IRS proposal would nix signature requirement on form extension requests

The Internal Revenue Service has proposed removing a small but irritating problem for many employee benefit plan sponsors, according to a recent Segal Compliance Alert.

The rule, published in the June 21, 2012, Federal Register, concerns the process for obtaining an automatic extension for filing deferred vested benefit information with the IRS and eliminates the requirement that the extension request be signed. Plans may follow the proposed rule for extension requests filed on and after June 21, 2012.

The IRS has clarified that extensions can be requested for no more than three plans on one Form 5558. In the past, some plan sponsors who sponsored more than three plans (including both retirement and health plans) would attach a list of all of their plans to a single Form 5558. The IRS has now clarified that these lists will no longer be processed.

Pension and savings plans subject to the vesting rules in Section 203 of the Employee Retirement Income Security Act (ERISA) are required to report information about terminated participants with deferred vested benefits to the IRS, on an annual basis. Through the 2008 plan year, this reporting was done as part of a plan’s annual report on the Schedule SSA to the Form 5500. Beginning with the 2009 plan year, however, Schedule SSA was discontinued, and the deferred vested participant information started to be filed separately with the IRS on a new form, the Form 8955-SSA named Annual Registration Statement Identifying Separated Participants with Deferred Vested Benefits, Segal explains.

Although the Form 8955-SSA currently has no connection with the Form 5500, the two filings continue to follow the same timetable: both are due on the last day of the seventh month after the close of the plan year and both are permitted to request an automatic two and one-half month extension.

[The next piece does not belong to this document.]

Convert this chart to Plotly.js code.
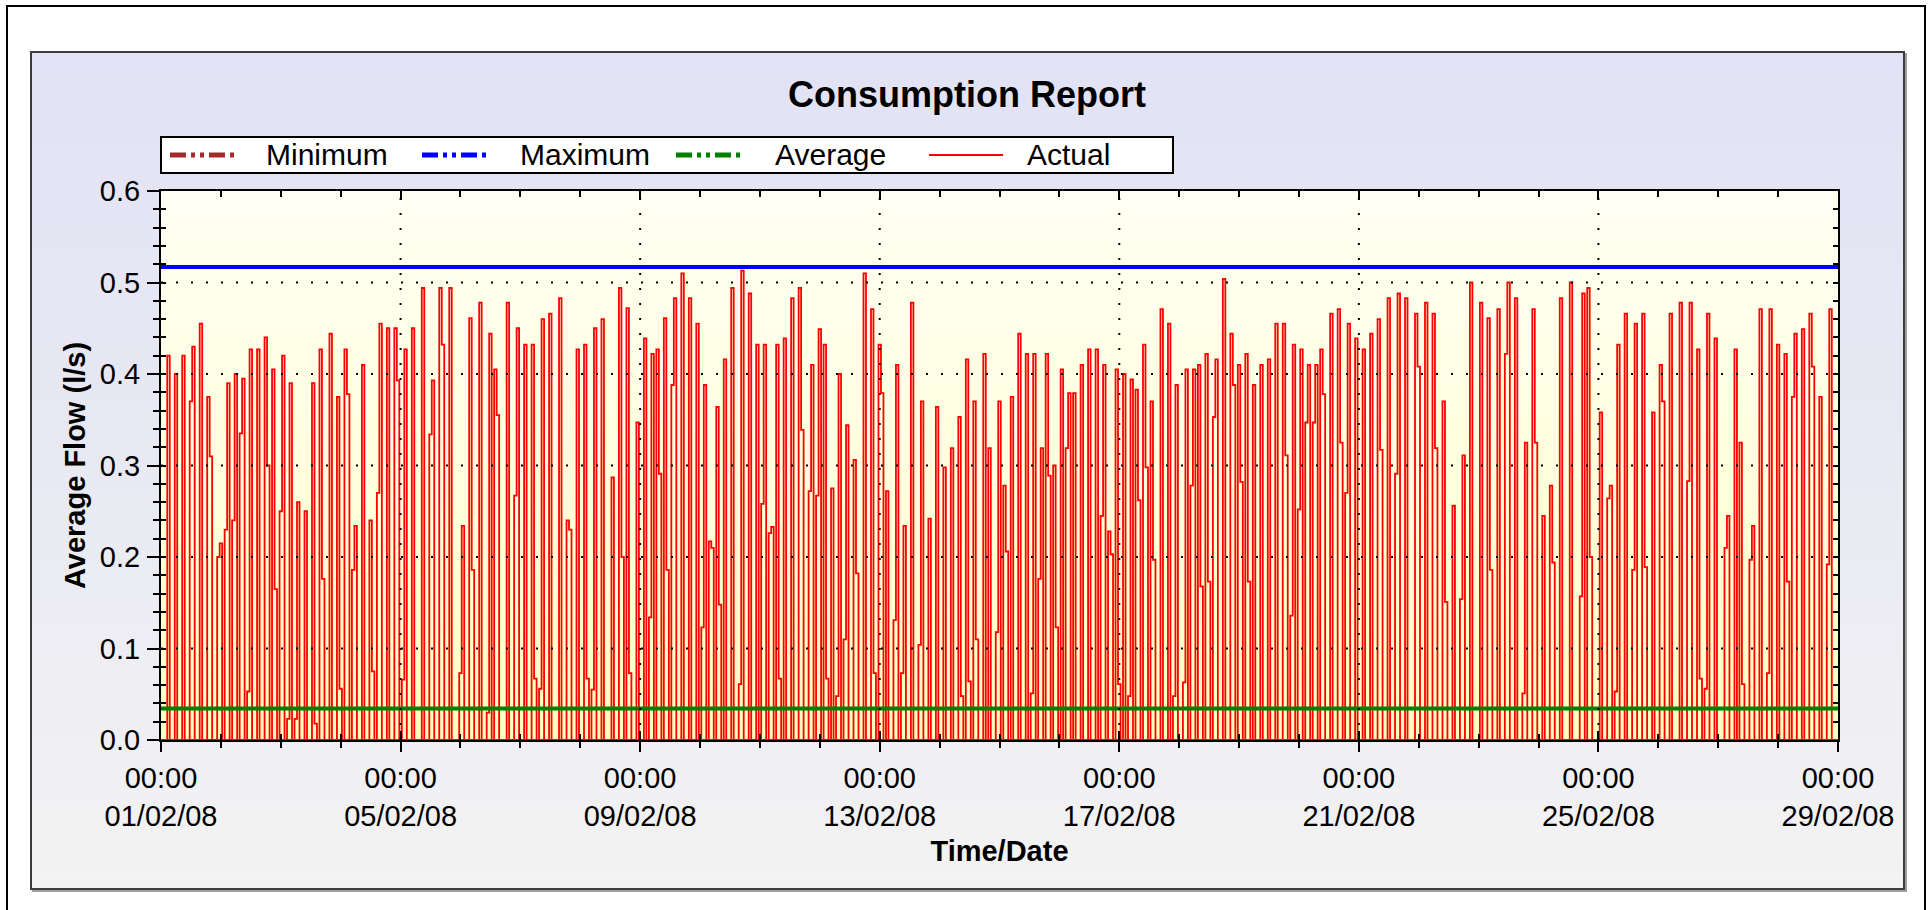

For many plans, both continue to be prepared by the same service provider.

The proposed rule relates to the form that is used to request the automatic two and one-half month extension for the Form 5500 and now the Form 8955-SSA. That form is the Form 5558 named Application for Extension of Time to File Certain Employee Benefit Return. (It also is used to request an extension for filing the Form 5330, the form used to make certain excise tax payments.)

When the Form 5558 was revised to accommodate the Form 8955-SSA extension request, because of technicalities in the authorizing regulations, it required that the plan sponsor or administrator sign the request for the Form 8955-SSA extension, even though no signature is currently, or has ever been, required for a Form 5500 extension. This requirement complicates the extension request process, particularly for plans that use service providers to prepare their extension filings, because of the extra step – getting a signature – for the Form 8955-SSA extension, according to Segal.

After the revised Form 5558 was issued, the IRS received comments indicating that the signature requirement appeared to be unnecessary, was confusing, and could cause filing delays. The IRS agreed because, just in time for the 2011 plan year filing season, it issued the proposed rule which states that, as of June 21, 2012, a signature is no longer required for an automatic extension for Form 8955-SSA, the consulting firm states.